In the 1587 edition of “Holinshed’s” Chronicles, in a section subsequently excised by order of the Privy Council, there is a description of the celebrations in London that followed the apprehension of the Babington Plot conspirators. The chronicler (who at this point in the narrative seems to have been Abraham Fleming) puts great emphasis on the popular consensus against the conspirators, and claims the occasion as a moment of social harmony, a festival of which the government would approve:

Beyond this the well affected of the citie did passe certeine degrees: for besides that some wearied themselves with pulling at the bellropes, which were roong both daie and night, as upon the daie of hir maiesties coronation; so other devised a further testification of joie, insomuch that although wood was then at a sore extent of price, yet they spared not their stacks or piles, were the same little or great; but brought (we thinke in conscience)everie house a portion, where fires

might conveniently be made and without danger. Memorandum that none were more forward herein than the meaner sort of people, who rather than they would omit to ad little or much to a fire, being unprovided of fuell, parted with a penie or two to buie a few stiks by retaile. Insomuch that now by common consent this action grew to be generall.1 (italics added)

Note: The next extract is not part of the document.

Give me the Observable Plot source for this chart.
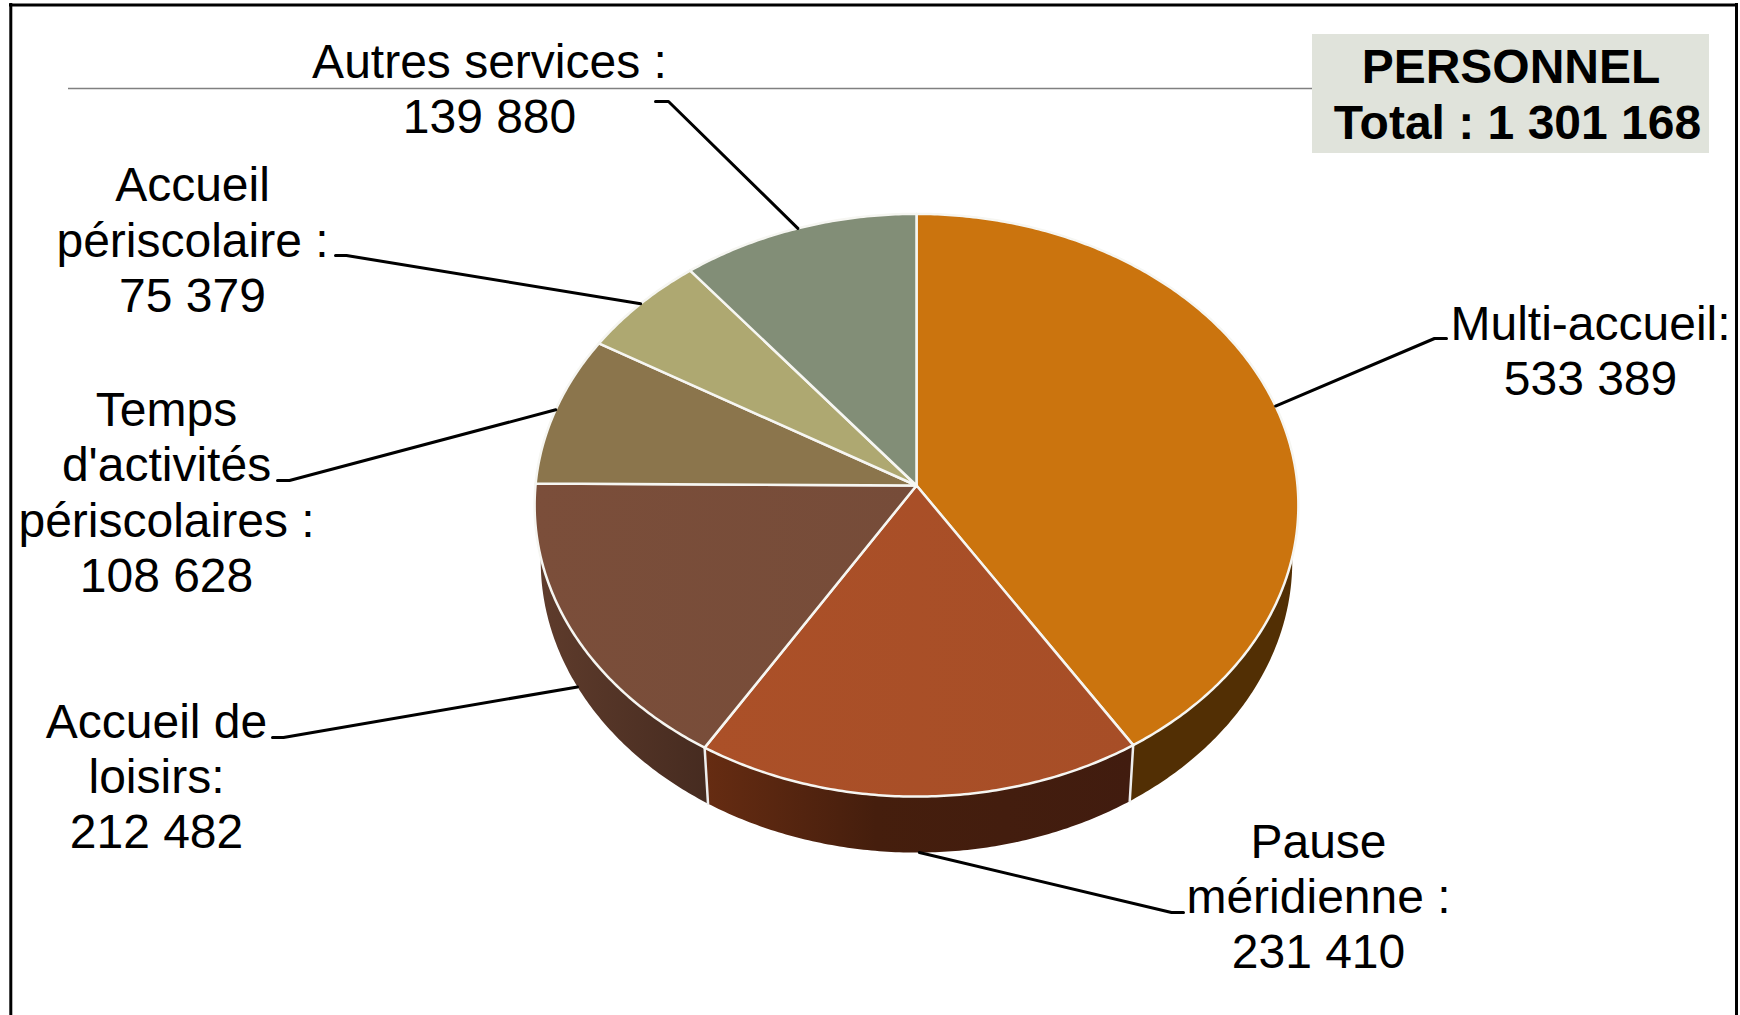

An important part of the effect here is that of personal reportage and eyewitness testimony; the “generall” distribution of the bonfires is “by count of the writer hereof, who went of purpose to view them, and indeed did note them all.” As is well known, this technique is of great antiquity in claiming authenticity for a historical work. It is used throughout those parts of the Chronicles that deal with the reigns of recent monarchs, Henry VIII, Edward VI, Mary Tudor, and Elizabeth. And since many eyewitnesses were involved, either the author-compilers themselves or the original authors of documents the chroniclers chose to include, the total effect of all these first-person testimonies is highly complex and interesting. In contemporary critical terminology we would call this effect “multivocality.”